_Given material_:
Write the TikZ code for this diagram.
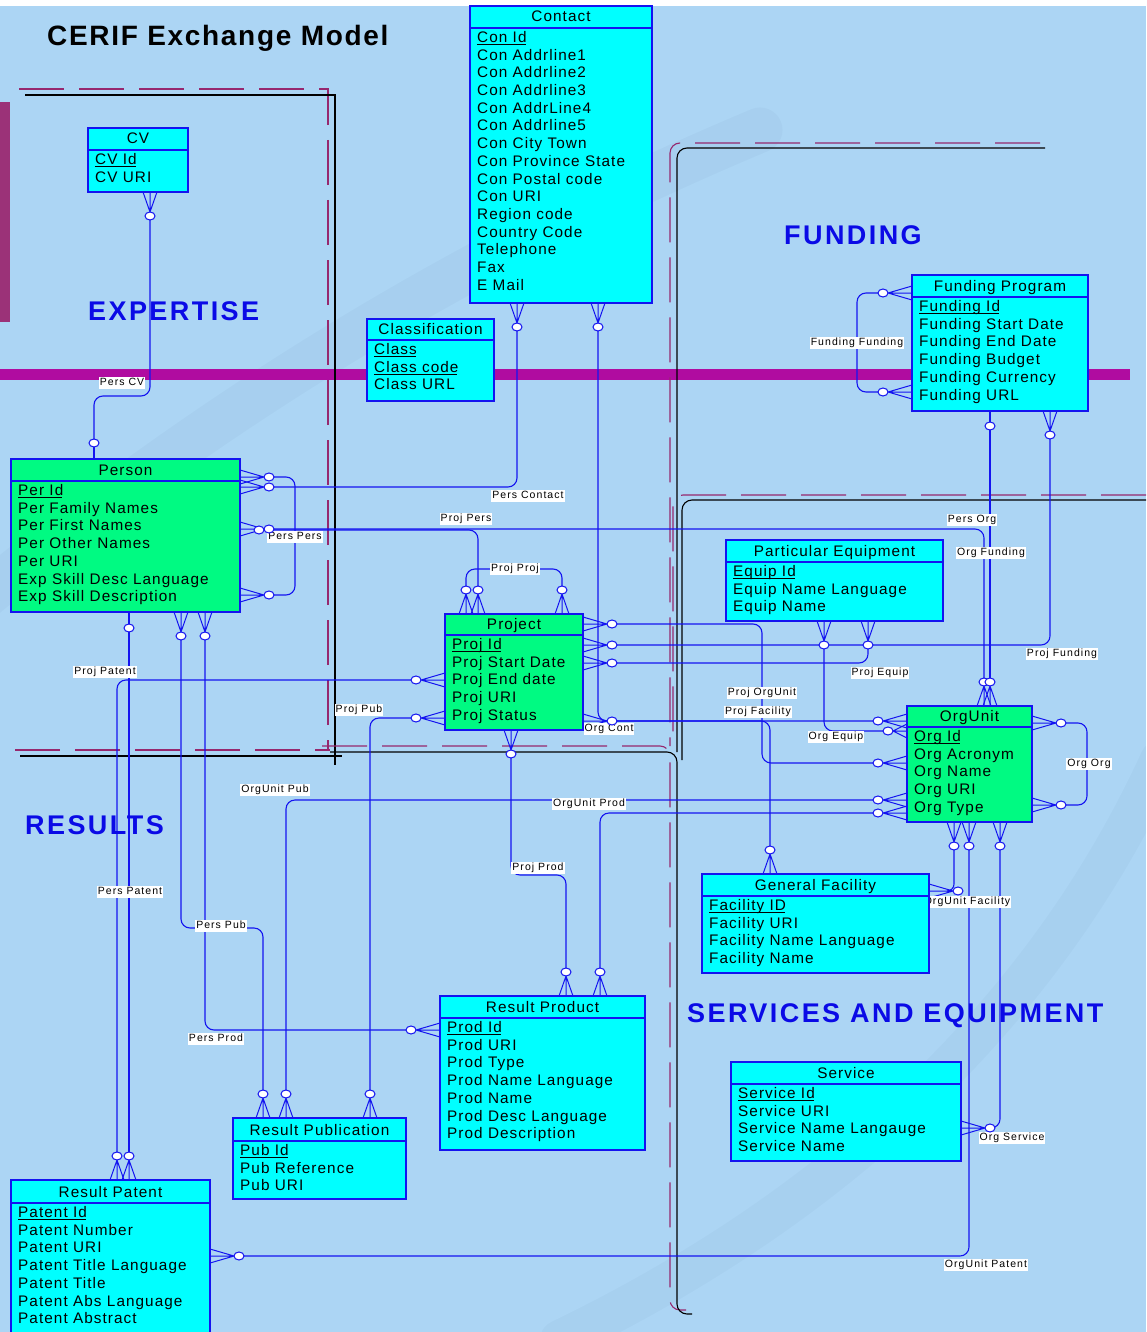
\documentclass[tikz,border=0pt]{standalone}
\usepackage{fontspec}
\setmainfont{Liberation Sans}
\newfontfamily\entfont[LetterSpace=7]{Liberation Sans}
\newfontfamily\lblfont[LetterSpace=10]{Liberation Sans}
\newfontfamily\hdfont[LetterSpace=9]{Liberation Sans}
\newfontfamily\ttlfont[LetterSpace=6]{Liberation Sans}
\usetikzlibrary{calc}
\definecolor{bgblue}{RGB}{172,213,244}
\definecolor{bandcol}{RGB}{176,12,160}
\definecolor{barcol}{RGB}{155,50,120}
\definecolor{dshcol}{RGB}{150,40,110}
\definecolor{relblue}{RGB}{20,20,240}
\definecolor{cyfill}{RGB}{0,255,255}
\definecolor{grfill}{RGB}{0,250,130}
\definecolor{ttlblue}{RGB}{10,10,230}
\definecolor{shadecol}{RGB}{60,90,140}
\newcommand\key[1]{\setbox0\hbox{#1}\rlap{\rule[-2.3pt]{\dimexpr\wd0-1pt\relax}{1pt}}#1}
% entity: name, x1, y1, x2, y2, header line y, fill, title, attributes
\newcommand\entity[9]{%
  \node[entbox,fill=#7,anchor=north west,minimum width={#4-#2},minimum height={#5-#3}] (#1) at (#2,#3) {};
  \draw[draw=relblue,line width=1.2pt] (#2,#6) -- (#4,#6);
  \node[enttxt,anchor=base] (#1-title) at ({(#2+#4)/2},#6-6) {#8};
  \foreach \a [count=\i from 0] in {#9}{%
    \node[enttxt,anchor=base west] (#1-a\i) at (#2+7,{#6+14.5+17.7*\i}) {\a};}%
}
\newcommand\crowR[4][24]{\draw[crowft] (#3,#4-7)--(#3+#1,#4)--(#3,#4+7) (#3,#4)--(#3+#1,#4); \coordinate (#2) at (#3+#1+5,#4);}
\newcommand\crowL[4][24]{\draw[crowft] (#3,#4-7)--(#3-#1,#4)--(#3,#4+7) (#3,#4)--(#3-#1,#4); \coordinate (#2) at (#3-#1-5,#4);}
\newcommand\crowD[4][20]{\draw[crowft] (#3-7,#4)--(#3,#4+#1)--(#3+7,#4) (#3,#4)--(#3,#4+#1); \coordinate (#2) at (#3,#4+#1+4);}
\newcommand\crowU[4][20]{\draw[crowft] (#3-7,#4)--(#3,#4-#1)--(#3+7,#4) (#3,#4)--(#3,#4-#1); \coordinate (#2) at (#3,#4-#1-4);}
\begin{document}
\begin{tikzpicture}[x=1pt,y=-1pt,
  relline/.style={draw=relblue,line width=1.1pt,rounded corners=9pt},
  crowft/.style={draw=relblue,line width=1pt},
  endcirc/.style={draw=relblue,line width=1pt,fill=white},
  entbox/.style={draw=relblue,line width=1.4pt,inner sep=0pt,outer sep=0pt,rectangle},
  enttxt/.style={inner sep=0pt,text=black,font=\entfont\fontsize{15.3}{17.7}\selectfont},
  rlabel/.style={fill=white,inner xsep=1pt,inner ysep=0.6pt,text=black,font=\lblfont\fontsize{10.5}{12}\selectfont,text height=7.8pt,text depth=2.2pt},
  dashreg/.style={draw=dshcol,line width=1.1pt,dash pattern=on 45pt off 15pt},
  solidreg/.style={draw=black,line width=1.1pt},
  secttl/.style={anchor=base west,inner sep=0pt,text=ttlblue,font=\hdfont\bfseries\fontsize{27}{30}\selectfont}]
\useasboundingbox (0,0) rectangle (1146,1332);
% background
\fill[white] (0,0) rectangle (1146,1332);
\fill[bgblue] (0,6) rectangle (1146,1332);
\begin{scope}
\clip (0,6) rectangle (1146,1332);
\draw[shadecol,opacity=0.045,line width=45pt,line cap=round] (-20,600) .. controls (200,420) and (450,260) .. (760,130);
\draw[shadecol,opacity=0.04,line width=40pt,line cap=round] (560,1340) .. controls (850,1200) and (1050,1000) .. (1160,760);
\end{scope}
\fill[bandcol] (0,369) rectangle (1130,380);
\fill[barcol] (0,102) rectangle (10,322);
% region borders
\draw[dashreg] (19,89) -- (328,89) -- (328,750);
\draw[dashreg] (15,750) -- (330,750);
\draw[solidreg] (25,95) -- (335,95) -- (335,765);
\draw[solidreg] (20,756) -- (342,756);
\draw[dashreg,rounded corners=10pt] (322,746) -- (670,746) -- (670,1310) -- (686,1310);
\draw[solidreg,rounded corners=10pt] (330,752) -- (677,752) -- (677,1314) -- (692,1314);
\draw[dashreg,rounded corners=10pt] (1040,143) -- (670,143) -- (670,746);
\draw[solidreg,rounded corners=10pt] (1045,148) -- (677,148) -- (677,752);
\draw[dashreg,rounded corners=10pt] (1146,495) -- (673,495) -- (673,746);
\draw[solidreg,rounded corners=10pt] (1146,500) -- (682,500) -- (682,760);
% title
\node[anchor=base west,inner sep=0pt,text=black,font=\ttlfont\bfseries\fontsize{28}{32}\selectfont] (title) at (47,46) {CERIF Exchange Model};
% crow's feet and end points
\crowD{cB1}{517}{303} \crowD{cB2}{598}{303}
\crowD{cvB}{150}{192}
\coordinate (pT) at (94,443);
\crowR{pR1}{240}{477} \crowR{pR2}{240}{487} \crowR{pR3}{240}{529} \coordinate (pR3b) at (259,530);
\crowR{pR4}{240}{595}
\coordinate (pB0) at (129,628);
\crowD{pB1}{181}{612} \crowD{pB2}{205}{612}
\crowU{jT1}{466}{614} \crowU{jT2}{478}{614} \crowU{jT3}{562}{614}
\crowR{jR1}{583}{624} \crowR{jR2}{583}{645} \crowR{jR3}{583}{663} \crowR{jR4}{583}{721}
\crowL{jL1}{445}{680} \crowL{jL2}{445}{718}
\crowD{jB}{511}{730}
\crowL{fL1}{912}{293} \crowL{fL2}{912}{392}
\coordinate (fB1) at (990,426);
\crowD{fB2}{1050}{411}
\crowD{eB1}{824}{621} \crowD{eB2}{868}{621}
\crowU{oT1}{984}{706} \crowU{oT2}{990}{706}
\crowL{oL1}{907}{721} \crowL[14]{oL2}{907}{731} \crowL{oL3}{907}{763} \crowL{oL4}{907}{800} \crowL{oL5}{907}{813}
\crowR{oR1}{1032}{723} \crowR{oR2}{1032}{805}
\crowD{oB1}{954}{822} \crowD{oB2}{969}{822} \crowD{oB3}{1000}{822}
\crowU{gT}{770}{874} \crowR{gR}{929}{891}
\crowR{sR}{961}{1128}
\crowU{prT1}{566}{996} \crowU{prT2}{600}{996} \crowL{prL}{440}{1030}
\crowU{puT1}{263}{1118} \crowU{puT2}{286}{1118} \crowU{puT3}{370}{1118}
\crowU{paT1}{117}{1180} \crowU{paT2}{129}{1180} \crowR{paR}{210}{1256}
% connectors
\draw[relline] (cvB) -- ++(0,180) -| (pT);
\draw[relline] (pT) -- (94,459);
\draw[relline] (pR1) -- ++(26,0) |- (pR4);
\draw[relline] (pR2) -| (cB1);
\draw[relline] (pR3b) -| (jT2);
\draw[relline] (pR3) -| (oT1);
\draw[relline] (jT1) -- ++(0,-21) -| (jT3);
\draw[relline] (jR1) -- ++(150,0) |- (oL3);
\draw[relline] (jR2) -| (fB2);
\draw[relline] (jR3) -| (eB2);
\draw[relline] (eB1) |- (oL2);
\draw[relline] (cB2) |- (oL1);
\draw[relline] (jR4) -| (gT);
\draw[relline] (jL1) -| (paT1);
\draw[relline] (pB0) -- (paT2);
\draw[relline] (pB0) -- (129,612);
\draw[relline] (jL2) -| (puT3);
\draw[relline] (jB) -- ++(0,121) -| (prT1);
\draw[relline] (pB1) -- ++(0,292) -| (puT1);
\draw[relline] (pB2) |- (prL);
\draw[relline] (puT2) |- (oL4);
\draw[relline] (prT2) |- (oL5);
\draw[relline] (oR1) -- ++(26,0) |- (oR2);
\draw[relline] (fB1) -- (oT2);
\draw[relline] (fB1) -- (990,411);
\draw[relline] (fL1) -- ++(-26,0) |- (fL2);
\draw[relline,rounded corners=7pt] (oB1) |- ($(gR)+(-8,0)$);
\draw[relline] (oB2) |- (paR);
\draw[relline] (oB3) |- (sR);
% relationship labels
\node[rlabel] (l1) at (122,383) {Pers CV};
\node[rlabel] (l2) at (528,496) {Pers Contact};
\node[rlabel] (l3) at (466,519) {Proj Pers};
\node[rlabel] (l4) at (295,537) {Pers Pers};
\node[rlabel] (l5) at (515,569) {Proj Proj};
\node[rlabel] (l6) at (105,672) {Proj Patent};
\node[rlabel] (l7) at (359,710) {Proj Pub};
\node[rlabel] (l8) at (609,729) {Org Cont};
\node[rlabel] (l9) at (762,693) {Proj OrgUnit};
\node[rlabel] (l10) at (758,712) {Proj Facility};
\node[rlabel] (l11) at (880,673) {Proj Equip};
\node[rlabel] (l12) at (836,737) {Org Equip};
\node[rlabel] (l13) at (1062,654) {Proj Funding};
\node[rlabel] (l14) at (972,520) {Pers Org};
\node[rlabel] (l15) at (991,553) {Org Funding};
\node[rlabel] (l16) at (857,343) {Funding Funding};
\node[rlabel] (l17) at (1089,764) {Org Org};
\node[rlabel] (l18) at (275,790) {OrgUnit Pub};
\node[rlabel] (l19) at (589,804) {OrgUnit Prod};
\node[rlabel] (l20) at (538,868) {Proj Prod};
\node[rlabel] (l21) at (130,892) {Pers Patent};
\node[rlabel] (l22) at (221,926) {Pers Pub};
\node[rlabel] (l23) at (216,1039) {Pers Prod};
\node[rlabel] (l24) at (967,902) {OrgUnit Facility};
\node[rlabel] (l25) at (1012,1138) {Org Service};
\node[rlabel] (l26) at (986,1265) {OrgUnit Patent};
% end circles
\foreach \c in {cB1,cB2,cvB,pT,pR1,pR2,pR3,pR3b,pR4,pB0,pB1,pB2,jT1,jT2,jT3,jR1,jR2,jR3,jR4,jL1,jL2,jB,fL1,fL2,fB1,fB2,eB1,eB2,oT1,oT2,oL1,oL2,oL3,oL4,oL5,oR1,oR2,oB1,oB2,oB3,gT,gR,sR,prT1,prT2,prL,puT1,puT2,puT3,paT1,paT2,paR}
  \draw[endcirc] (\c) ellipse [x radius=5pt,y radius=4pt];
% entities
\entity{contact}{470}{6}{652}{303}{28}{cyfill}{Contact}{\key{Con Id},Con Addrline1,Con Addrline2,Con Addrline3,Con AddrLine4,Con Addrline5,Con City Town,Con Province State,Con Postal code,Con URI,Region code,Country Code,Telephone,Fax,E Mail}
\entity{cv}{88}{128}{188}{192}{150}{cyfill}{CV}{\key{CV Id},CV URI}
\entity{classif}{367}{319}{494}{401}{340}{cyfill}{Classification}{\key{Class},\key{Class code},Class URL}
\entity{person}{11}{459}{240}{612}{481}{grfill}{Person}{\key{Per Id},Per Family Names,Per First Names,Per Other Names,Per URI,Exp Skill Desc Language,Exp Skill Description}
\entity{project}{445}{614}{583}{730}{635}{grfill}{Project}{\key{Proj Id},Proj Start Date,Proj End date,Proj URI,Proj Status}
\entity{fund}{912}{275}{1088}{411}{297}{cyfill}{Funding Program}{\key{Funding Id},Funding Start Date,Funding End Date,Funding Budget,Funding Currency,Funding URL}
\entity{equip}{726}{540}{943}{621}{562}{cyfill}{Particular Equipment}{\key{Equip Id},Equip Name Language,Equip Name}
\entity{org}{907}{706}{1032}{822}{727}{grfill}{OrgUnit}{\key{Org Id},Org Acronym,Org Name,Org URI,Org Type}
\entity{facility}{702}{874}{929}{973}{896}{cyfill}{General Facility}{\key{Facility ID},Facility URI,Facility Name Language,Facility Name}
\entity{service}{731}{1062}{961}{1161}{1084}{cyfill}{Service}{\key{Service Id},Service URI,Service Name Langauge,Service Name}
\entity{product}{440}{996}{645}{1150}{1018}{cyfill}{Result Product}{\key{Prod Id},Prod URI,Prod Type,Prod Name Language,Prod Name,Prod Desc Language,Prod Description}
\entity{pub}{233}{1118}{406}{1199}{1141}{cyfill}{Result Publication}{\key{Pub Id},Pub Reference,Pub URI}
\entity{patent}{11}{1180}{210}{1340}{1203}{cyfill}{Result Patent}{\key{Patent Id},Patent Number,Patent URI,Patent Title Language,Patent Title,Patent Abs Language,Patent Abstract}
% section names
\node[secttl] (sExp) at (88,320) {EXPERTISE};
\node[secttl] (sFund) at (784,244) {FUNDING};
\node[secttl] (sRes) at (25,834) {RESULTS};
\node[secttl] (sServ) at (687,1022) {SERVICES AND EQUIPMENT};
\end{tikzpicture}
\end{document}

_Exercise directions_: Give the number of lines in the material above that have the word "code" in them, and nothing more.

_Result of the task_: 3